◆ **STATED GOAL**:
Your task is to output the listing word for word, with pictures excluded.

◆ **GIVEN DATA**:
================

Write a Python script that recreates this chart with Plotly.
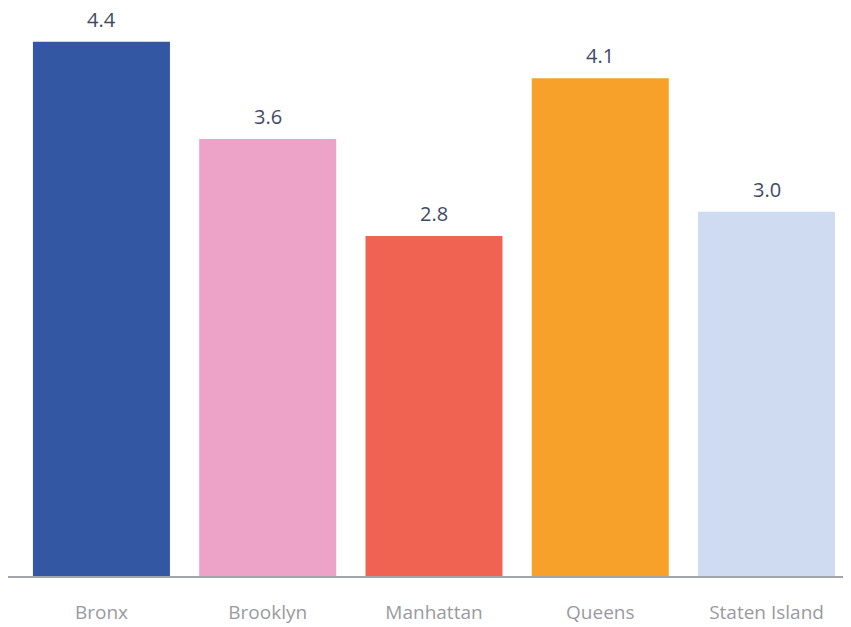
import plotly.graph_objects as go

categories = ["Bronx", "Brooklyn", "Manhattan", "Queens", "Staten Island"]
values = [4.4, 3.6, 2.8, 4.1, 3.0]
colors = ["#3457A4", "#EDA3C8", "#F06352", "#F8A12A", "#CFDBF1"]

fig = go.Figure()
fig.add_trace(go.Bar(
    x=list(range(len(categories))), y=values,
    marker=dict(color=colors, line=dict(width=0)),
    width=0.824, hoverinfo="skip",
))
for i, v in enumerate(values):
    fig.add_annotation(x=i, y=v, text=f"{v:.1f}", showarrow=False,
                       yanchor="bottom", yshift=8, borderpad=0,
                       font=dict(family="Open Sans", size=20, color="#3E4A68"))

fig.update_layout(
    width=843, height=619,
    margin=dict(l=0, r=0, t=12, b=51),
    paper_bgcolor="white", plot_bgcolor="white",
    showlegend=False,
    font=dict(family="Open Sans"),
    xaxis=dict(
        range=[-0.562, 4.508],
        tickmode="array", tickvals=list(range(len(categories))), ticktext=categories,
        showgrid=False, zeroline=False,
        showline=True, linecolor="#A3A3AA", linewidth=2,
        ticks="", ticklabelstandoff=18,
        tickfont=dict(family="Open Sans", size=19, color="#9A9A9F"),
    ),
    yaxis=dict(range=[0, 4.58], visible=False, showgrid=False, zeroline=False),
)
fig.write_html("out.html")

================

◆ **WORKED ANSWER**:
Write a Python script that recreates this chart with Plotly.
import plotly.graph_objects as go

categories = ["Bronx", "Brooklyn", "Manhattan", "Queens", "Staten Island"]
values = [4.4, 3.6, 2.8, 4.1, 3.0]
colors = ["#3457A4", "#EDA3C8", "#F06352", "#F8A12A", "#CFDBF1"]

fig = go.Figure()
fig.add_trace(go.Bar(
    x=list(range(len(categories))), y=values,
    marker=dict(color=colors, line=dict(width=0)),
    width=0.824, hoverinfo="skip",
))
for i, v in enumerate(values):
    fig.add_annotation(x=i, y=v, text=f"{v:.1f}", showarrow=False,
                       yanchor="bottom", yshift=8, borderpad=0,
                       font=dict(family="Open Sans", size=20, color="#3E4A68"))

fig.update_layout(
    width=843, height=619,
    margin=dict(l=0, r=0, t=12, b=51),
    paper_bgcolor="white", plot_bgcolor="white",
    showlegend=False,
    font=dict(family="Open Sans"),
    xaxis=dict(
        range=[-0.562, 4.508],
        tickmode="array", tickvals=list(range(len(categories))), ticktext=categories,
        showgrid=False, zeroline=False,
        showline=True, linecolor="#A3A3AA", linewidth=2,
        ticks="", ticklabelstandoff=18,
        tickfont=dict(family="Open Sans", size=19, color="#9A9A9F"),
    ),
    yaxis=dict(range=[0, 4.58], visible=False, showgrid=False, zeroline=False),
)
fig.write_html("out.html")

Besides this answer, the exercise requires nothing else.